EXERCISE OBJECTIVE: Leave out the pictures, and write out exactly the lines from the beginning of the material to the line holding "const ICON_DASH = 'path://M0,0H0.01V0.01H0Z", that line included, and nothing else.

DATA LISTING:
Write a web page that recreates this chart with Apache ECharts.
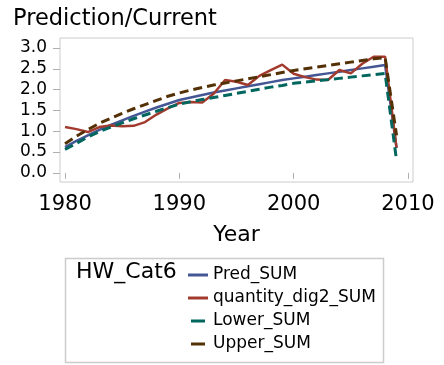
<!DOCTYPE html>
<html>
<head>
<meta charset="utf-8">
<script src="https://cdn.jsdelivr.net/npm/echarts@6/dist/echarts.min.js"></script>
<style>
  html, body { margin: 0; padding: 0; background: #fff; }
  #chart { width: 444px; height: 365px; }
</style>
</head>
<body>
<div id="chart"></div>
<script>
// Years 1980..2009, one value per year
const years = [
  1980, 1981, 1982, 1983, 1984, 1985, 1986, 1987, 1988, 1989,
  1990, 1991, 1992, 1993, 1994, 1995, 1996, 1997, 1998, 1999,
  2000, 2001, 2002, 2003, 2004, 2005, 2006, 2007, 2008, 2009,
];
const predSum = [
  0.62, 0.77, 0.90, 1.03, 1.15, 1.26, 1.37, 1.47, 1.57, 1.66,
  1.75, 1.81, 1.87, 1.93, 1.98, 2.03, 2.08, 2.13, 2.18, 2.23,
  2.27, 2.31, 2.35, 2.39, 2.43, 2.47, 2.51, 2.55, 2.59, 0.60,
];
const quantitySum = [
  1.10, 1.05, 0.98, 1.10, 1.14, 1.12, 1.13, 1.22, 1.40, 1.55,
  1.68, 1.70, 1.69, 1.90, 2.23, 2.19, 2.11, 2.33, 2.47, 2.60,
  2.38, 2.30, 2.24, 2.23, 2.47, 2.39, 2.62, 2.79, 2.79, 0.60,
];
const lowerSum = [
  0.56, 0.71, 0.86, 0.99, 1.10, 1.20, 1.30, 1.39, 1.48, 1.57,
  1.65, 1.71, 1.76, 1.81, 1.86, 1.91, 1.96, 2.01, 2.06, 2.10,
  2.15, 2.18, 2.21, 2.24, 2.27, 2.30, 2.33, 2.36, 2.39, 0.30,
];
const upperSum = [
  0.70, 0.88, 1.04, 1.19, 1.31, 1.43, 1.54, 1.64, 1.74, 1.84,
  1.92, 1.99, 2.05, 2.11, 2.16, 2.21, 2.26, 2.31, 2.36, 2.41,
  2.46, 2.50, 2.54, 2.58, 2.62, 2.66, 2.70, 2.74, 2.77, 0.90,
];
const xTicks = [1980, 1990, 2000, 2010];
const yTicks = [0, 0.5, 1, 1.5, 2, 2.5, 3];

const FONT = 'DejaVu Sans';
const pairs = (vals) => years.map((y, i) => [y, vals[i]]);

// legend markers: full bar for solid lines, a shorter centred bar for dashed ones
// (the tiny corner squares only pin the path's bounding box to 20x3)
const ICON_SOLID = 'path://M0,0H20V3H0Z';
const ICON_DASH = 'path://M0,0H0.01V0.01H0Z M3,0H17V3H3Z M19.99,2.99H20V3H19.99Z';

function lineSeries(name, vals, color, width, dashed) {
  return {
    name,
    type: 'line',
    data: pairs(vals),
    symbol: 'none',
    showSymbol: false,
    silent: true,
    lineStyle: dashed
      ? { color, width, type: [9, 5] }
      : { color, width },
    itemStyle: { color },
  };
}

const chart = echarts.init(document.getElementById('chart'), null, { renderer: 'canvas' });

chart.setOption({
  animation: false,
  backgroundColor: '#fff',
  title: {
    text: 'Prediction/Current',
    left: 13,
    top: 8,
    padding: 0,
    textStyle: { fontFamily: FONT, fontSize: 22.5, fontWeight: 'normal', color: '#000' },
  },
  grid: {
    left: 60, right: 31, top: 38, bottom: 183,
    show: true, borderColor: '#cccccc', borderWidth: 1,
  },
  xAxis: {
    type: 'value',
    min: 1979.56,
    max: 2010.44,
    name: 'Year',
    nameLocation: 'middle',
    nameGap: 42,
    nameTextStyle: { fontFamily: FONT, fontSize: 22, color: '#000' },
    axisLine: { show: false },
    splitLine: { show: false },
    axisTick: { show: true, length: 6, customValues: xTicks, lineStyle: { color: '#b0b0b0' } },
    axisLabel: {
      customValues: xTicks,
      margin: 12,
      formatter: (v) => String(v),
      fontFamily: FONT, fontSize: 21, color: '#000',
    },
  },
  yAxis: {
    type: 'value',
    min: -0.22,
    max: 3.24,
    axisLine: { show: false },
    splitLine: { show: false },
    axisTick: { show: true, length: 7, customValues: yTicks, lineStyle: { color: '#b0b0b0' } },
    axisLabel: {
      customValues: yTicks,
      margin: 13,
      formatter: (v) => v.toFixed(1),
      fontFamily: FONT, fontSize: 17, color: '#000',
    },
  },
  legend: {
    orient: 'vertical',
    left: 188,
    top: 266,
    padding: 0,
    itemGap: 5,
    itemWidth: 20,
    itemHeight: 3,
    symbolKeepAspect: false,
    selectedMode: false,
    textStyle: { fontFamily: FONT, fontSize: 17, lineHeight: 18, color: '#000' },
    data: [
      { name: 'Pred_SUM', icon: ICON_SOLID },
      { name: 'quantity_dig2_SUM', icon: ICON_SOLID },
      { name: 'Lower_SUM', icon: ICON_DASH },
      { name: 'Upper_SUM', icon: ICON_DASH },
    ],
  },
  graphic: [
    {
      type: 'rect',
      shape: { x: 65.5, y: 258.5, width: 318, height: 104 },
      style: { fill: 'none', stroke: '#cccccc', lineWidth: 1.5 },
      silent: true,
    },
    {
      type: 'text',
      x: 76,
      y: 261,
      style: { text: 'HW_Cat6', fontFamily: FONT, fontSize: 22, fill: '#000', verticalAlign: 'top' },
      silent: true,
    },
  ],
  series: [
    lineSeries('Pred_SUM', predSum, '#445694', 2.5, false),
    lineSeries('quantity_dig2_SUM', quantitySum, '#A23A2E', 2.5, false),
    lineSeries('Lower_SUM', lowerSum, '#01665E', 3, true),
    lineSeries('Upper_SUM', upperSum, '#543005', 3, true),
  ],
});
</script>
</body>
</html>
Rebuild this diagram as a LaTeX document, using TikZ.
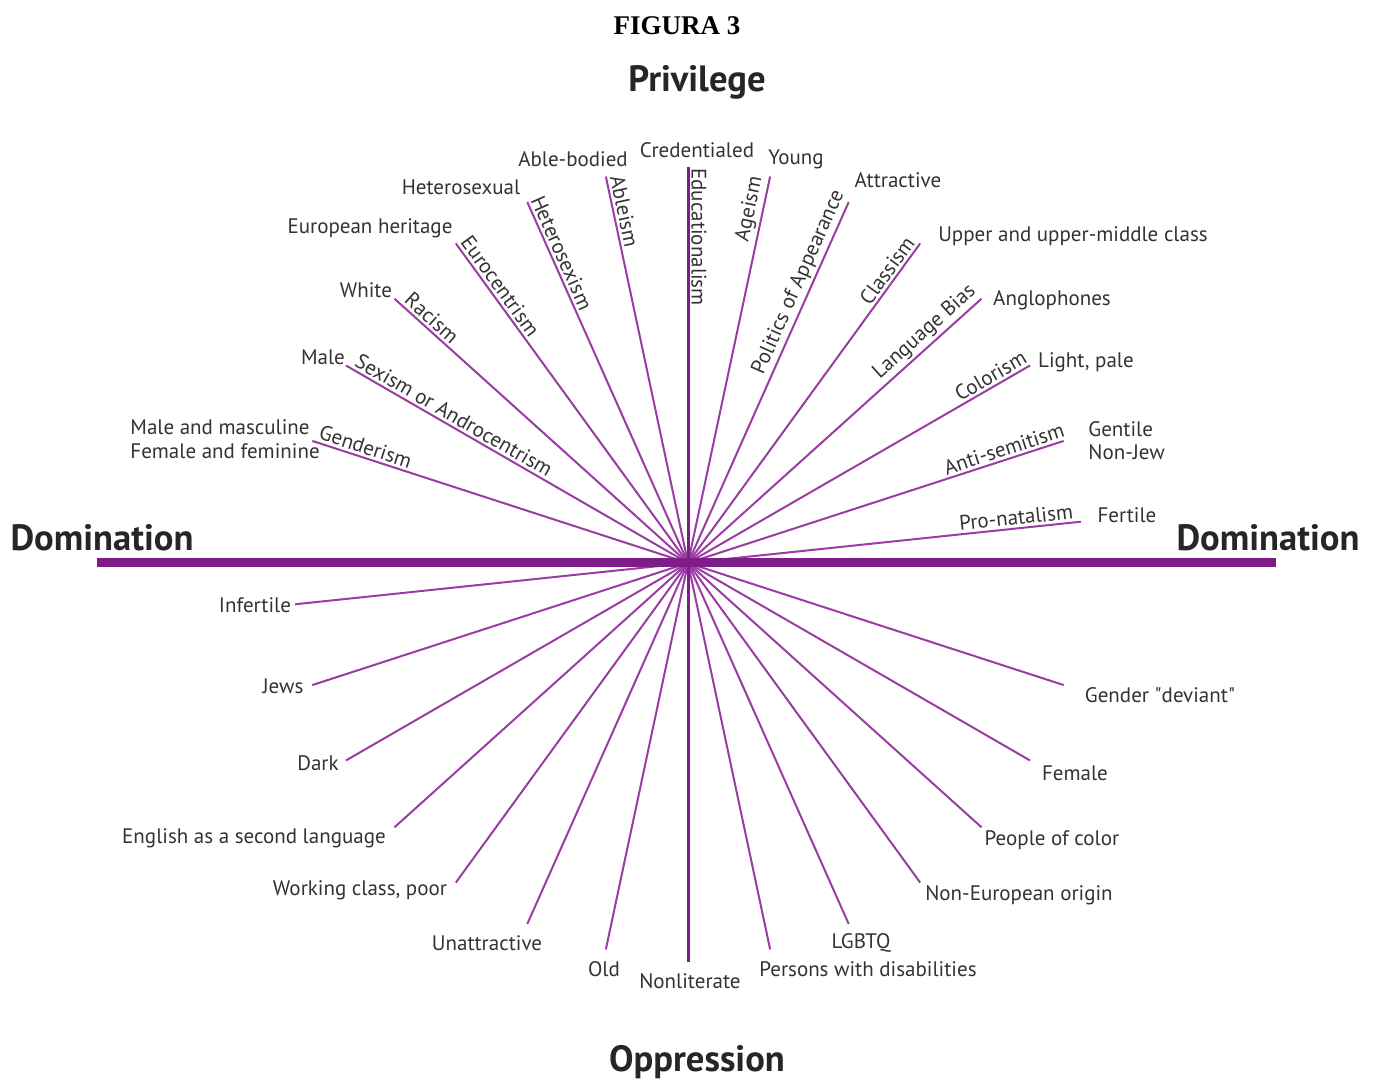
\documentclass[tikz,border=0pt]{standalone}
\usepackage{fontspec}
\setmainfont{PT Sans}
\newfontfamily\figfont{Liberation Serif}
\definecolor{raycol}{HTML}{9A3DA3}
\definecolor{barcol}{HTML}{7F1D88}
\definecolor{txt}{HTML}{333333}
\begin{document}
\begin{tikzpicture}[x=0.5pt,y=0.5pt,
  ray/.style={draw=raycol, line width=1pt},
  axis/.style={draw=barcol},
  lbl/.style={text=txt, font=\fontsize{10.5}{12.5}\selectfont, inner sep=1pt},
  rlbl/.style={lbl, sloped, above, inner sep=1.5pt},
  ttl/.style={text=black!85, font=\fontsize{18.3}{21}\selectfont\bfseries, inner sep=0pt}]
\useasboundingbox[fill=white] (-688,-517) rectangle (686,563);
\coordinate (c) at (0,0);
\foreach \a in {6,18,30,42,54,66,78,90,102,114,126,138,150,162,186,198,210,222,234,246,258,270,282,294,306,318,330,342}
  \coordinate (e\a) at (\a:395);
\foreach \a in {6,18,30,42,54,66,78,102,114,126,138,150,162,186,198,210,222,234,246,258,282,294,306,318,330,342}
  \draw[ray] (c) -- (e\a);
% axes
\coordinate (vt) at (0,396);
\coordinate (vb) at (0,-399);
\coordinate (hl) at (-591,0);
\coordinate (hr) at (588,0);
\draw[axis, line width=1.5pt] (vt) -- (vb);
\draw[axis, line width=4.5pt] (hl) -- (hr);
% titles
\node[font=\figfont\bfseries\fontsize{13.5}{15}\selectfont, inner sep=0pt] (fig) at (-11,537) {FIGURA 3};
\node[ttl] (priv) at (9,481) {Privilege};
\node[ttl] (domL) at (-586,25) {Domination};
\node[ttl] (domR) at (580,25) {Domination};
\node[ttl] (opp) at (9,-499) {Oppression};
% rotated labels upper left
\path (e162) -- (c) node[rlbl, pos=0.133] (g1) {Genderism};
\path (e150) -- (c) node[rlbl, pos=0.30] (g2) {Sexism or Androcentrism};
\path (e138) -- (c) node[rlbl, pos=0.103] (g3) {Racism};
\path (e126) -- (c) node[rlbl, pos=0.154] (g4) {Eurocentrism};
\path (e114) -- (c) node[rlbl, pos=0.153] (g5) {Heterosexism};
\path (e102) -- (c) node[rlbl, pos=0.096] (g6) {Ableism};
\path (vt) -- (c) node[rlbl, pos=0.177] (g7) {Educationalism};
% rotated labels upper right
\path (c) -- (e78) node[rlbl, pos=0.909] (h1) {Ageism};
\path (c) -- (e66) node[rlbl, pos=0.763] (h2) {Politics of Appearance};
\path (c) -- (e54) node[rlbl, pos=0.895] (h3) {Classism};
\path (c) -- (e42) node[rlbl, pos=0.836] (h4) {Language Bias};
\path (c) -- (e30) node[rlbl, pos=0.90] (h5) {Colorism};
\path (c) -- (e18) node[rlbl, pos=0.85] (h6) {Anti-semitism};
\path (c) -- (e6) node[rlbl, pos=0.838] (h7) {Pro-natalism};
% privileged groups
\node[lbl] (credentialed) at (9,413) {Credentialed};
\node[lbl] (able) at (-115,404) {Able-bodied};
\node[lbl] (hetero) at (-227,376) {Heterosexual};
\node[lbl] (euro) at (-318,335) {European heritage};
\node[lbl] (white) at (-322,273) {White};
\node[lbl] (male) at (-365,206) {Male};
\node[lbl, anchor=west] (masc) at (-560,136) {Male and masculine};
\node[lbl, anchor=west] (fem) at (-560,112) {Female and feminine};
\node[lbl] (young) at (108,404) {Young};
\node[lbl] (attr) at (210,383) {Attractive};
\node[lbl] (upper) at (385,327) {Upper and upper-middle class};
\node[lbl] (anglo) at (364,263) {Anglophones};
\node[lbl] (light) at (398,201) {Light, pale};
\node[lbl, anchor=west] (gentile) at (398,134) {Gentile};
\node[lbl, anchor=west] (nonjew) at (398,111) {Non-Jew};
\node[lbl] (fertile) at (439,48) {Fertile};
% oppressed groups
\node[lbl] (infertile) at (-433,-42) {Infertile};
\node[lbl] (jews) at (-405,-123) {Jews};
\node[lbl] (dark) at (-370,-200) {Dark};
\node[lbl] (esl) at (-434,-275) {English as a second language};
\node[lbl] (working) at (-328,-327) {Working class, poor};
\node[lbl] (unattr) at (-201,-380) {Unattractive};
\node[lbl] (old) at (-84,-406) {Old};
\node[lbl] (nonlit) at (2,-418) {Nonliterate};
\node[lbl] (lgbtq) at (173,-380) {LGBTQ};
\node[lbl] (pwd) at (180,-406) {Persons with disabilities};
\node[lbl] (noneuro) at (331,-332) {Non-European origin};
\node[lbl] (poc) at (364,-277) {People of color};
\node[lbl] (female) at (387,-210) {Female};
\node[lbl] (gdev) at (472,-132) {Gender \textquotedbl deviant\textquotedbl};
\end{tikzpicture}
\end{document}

EXERCISE RESPONSE:
Write a web page that recreates this chart with Apache ECharts.
<!DOCTYPE html>
<html>
<head>
<meta charset="utf-8">
<script src="https://cdn.jsdelivr.net/npm/echarts@6/dist/echarts.min.js"></script>
<style>
  html, body { margin: 0; padding: 0; background: #fff; }
  #chart { width: 444px; height: 365px; }
</style>
</head>
<body>
<div id="chart"></div>
<script>
// Years 1980..2009, one value per year
const years = [
  1980, 1981, 1982, 1983, 1984, 1985, 1986, 1987, 1988, 1989,
  1990, 1991, 1992, 1993, 1994, 1995, 1996, 1997, 1998, 1999,
  2000, 2001, 2002, 2003, 2004, 2005, 2006, 2007, 2008, 2009,
];
const predSum = [
  0.62, 0.77, 0.90, 1.03, 1.15, 1.26, 1.37, 1.47, 1.57, 1.66,
  1.75, 1.81, 1.87, 1.93, 1.98, 2.03, 2.08, 2.13, 2.18, 2.23,
  2.27, 2.31, 2.35, 2.39, 2.43, 2.47, 2.51, 2.55, 2.59, 0.60,
];
const quantitySum = [
  1.10, 1.05, 0.98, 1.10, 1.14, 1.12, 1.13, 1.22, 1.40, 1.55,
  1.68, 1.70, 1.69, 1.90, 2.23, 2.19, 2.11, 2.33, 2.47, 2.60,
  2.38, 2.30, 2.24, 2.23, 2.47, 2.39, 2.62, 2.79, 2.79, 0.60,
];
const lowerSum = [
  0.56, 0.71, 0.86, 0.99, 1.10, 1.20, 1.30, 1.39, 1.48, 1.57,
  1.65, 1.71, 1.76, 1.81, 1.86, 1.91, 1.96, 2.01, 2.06, 2.10,
  2.15, 2.18, 2.21, 2.24, 2.27, 2.30, 2.33, 2.36, 2.39, 0.30,
];
const upperSum = [
  0.70, 0.88, 1.04, 1.19, 1.31, 1.43, 1.54, 1.64, 1.74, 1.84,
  1.92, 1.99, 2.05, 2.11, 2.16, 2.21, 2.26, 2.31, 2.36, 2.41,
  2.46, 2.50, 2.54, 2.58, 2.62, 2.66, 2.70, 2.74, 2.77, 0.90,
];
const xTicks = [1980, 1990, 2000, 2010];
const yTicks = [0, 0.5, 1, 1.5, 2, 2.5, 3];

const FONT = 'DejaVu Sans';
const pairs = (vals) => years.map((y, i) => [y, vals[i]]);

// legend markers: full bar for solid lines, a shorter centred bar for dashed ones
// (the tiny corner squares only pin the path's bounding box to 20x3)
const ICON_SOLID = 'path://M0,0H20V3H0Z';
const ICON_DASH = 'path://M0,0H0.01V0.01H0Z M3,0H17V3H3Z M19.99,2.99H20V3H19.99Z';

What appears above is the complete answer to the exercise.